Nvidia Is Building the ‘World’s Fastest AI Supercomputer’ for Meta

Nvidia Is Building the ‘World’s Fastest AI Supercomputer’ for Meta
Image: Nvidia

No matter how you feel about the company formerly known as Facebook, you know they have an absolute tonne of data and I guess it needs to be managed somehow. Enter Nvidia to save the day, working with Meta to deliver a massive beast of a supercomputer for the social media empire’s researchers.

The AI Research SuperCluster (RSC) is already training new models to advance artificial intelligence. Once fully deployed later this year, Meta’s RSC is expected to be the largest customer installation of Nvidia DGX A100 systems.

According to Nvidia, when RSC is fully built out, Meta will be using it to train AI models with more than a trillion parameters.

That could advance fields such as natural-language processing for jobs like identifying harmful content in real time.

“Developing the next generation of advanced AI will require powerful new computers capable of quintillions of operations per second,” Meta says.

 

RSC took just 18 months to go from an idea on paper to a working AI supercomputer, which is pretty impressive and shouldn’t be slept on. Meta says the RSC is among the fastest AI supercomputers running today and “will be the fastest AI supercomputer in the world when it’s fully built out in mid-2022”.
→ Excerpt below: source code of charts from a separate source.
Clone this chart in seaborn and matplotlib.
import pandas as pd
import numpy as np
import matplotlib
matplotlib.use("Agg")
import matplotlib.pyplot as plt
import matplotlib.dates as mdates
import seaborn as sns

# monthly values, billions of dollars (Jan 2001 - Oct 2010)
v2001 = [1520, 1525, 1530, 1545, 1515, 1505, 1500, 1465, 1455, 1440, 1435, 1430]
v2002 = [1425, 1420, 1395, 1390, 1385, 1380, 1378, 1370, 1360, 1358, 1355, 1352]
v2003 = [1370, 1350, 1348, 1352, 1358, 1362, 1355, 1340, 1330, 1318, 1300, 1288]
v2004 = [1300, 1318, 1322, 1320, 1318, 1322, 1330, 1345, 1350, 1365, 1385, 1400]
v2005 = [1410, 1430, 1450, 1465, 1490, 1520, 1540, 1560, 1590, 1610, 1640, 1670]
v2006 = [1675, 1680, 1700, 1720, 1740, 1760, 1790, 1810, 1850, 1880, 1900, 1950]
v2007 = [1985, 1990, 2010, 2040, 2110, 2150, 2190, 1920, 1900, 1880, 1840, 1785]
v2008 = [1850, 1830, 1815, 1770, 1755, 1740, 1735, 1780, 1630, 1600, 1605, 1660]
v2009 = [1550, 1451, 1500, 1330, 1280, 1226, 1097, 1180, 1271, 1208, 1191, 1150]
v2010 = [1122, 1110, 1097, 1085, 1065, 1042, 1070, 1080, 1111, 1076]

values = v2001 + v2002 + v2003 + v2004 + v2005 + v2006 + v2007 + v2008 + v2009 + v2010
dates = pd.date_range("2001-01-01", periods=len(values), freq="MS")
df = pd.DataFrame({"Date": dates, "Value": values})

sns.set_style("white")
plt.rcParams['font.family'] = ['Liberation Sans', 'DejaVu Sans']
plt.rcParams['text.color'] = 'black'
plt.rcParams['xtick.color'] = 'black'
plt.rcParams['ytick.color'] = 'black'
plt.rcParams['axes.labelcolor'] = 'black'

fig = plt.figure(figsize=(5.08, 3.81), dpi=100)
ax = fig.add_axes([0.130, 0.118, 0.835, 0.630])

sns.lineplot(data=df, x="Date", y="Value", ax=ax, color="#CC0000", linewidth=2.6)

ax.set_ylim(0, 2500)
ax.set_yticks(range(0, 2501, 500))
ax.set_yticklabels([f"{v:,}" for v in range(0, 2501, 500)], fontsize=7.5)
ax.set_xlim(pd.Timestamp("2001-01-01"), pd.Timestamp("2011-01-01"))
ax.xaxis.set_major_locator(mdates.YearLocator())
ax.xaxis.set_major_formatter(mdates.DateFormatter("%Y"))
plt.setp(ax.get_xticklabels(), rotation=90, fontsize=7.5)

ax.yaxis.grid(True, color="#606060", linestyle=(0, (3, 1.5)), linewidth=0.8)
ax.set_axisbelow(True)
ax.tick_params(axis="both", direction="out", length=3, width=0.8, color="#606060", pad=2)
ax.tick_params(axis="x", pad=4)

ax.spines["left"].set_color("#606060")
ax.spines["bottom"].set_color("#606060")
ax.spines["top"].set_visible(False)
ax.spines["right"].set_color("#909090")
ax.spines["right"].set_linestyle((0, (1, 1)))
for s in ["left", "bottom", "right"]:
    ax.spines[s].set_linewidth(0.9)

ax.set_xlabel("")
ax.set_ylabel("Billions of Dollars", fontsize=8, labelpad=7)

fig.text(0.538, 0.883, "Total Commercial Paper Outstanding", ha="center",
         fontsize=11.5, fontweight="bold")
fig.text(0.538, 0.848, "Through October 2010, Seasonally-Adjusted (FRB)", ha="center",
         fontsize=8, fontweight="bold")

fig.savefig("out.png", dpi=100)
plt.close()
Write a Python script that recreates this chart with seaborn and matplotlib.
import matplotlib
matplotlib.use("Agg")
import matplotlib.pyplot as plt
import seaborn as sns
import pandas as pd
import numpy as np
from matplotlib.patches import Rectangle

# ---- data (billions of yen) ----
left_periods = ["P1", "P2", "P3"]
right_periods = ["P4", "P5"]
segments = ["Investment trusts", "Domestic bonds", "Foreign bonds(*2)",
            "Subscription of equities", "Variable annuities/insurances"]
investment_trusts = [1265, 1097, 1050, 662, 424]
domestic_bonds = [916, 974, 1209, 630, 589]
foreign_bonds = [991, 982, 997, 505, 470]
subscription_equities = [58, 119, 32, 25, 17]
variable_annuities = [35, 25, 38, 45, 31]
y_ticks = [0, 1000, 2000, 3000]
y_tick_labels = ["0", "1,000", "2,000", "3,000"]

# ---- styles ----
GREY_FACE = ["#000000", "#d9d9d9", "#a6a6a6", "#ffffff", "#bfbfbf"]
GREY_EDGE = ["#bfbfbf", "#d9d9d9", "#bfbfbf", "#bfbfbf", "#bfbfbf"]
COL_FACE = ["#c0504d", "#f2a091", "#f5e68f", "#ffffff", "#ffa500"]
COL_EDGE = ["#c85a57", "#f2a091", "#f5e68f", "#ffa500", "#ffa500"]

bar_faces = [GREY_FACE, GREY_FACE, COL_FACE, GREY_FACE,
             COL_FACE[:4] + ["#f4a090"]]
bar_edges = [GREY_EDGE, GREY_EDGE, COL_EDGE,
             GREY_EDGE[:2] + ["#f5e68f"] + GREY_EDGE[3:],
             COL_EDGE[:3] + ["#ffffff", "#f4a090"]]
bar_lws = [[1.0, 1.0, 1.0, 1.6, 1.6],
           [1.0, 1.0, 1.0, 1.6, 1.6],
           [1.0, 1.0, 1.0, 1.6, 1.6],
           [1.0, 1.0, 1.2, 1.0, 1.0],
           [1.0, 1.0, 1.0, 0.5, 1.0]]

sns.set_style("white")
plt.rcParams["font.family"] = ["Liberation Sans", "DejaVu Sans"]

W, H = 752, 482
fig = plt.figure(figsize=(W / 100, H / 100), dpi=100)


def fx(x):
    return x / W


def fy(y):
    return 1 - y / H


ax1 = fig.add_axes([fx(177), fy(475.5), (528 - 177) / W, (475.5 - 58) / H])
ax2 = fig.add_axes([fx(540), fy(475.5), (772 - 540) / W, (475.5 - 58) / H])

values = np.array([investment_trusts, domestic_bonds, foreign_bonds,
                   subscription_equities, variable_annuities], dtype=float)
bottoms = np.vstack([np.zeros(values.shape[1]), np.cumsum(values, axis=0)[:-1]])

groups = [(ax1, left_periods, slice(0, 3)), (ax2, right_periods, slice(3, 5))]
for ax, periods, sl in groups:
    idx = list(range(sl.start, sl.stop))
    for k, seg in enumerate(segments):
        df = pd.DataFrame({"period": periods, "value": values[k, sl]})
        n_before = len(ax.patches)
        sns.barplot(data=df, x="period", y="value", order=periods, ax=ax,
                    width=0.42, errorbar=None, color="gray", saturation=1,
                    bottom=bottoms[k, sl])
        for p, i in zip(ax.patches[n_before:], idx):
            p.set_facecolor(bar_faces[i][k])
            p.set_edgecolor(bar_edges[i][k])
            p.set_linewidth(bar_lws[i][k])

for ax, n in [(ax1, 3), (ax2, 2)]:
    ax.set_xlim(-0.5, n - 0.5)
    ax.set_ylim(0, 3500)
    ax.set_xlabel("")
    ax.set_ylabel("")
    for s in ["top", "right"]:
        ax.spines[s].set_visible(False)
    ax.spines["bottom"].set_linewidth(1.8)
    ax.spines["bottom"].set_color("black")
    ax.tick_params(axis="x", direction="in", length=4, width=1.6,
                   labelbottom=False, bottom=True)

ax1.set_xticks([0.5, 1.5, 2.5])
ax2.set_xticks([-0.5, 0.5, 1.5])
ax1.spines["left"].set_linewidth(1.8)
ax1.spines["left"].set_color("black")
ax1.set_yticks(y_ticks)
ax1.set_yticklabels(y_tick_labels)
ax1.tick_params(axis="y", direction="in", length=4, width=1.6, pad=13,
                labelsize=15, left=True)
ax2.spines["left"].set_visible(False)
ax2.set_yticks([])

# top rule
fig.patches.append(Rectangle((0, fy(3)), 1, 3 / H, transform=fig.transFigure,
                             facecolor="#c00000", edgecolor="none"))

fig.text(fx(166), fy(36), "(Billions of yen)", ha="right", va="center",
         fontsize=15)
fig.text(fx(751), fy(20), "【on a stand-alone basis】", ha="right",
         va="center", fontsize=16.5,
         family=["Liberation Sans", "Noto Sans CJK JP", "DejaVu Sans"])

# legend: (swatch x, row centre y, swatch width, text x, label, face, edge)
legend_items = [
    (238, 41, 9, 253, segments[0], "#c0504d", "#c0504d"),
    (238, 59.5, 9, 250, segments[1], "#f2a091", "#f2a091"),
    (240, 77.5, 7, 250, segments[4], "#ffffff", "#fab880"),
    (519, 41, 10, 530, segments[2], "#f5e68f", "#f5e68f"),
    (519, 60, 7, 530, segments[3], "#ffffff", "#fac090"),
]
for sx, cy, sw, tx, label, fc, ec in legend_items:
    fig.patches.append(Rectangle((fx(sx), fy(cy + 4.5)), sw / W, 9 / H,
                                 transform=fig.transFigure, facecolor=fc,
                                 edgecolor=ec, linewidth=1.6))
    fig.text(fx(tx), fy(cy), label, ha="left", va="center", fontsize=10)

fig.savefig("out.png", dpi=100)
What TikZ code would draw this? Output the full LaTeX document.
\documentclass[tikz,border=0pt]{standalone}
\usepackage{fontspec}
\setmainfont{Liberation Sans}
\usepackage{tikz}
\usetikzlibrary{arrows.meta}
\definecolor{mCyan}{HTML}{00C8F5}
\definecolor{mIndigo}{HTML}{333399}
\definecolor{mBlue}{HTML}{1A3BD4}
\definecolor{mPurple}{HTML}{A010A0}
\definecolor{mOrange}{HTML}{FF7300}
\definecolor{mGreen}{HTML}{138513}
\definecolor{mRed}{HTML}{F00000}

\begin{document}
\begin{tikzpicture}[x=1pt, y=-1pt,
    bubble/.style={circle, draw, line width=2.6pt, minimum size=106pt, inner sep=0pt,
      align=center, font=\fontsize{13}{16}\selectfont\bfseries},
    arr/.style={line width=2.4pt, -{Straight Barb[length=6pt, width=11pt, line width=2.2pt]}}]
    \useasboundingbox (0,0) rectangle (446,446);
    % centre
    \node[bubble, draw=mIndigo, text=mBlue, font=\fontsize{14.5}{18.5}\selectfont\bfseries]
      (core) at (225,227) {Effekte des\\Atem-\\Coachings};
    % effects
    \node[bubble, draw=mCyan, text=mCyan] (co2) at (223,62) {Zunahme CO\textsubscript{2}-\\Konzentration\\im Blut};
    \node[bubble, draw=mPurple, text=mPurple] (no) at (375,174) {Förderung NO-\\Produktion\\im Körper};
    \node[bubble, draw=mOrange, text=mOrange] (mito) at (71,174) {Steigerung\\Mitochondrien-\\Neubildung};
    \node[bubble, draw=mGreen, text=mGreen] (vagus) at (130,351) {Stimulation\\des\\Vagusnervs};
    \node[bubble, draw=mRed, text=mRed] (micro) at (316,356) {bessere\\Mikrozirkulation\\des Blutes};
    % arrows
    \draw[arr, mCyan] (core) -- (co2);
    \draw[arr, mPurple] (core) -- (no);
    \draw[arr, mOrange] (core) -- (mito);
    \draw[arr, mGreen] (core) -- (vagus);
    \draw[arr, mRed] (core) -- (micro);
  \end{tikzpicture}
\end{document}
“RSC will help Meta’s AI researchers build new and better AI models that can learn from trillions of examples; work across hundreds of different languages; seamlessly analyse text, images and video together; develop new augmented reality tools; and much more,” Meta explains.

“Our researchers will be able to train the largest models needed to develop advanced AI for computer vision, NLP, speech recognition and more.

“We hope RSC will help us build entirely new AI systems that can, for example, power real-time voice translations to large groups of people, each speaking a different language, so they can seamlessly collaborate on a research project or play an AR game together.”

Meta goes on to say that ultimately, the work done with RSC will pave the way toward building technologies for “the next major computing platform”. Yep. The metaverse (sorry for swearing), where AI-driven applications and products will “play an important role”.

What’s the Meta supercomputer packing?

I’m so glad you asked.

nvidia meta supercomputer
Image: Meta

The new AI supercomputer currently uses 760 Nvidia DGX A100 systems as its compute nodes. They pack a total of 6,080 Nvidia A100 GPUs linked on an Nvidia Quantum 200Gb/s InfiniBand network to deliver 1,895 petaflops of TF32 performance.

In addition to the 760 DGX A100 systems and InfiniBand networking, Penguin Computing (Nvidia’s delivery partner) provided Meta with managed services and AI-optimised infrastructure comprised of 46 petabytes of cache storage with its Altus systems.

When RSC is complete, the InfiniBand network fabric will connect 16,000 GPUs as endpoints, making it one of the largest such networks deployed to date. Additionally, Meta said it designed a caching and storage system that can serve 16 TB/s of training data, and it plans to scale it up to 1 exabyte.

Meta goes on in its blog to explain how it’s safeguarding the RSC, the TL;DR is that it will use this Nvidia supercomputer beast for good, it promises.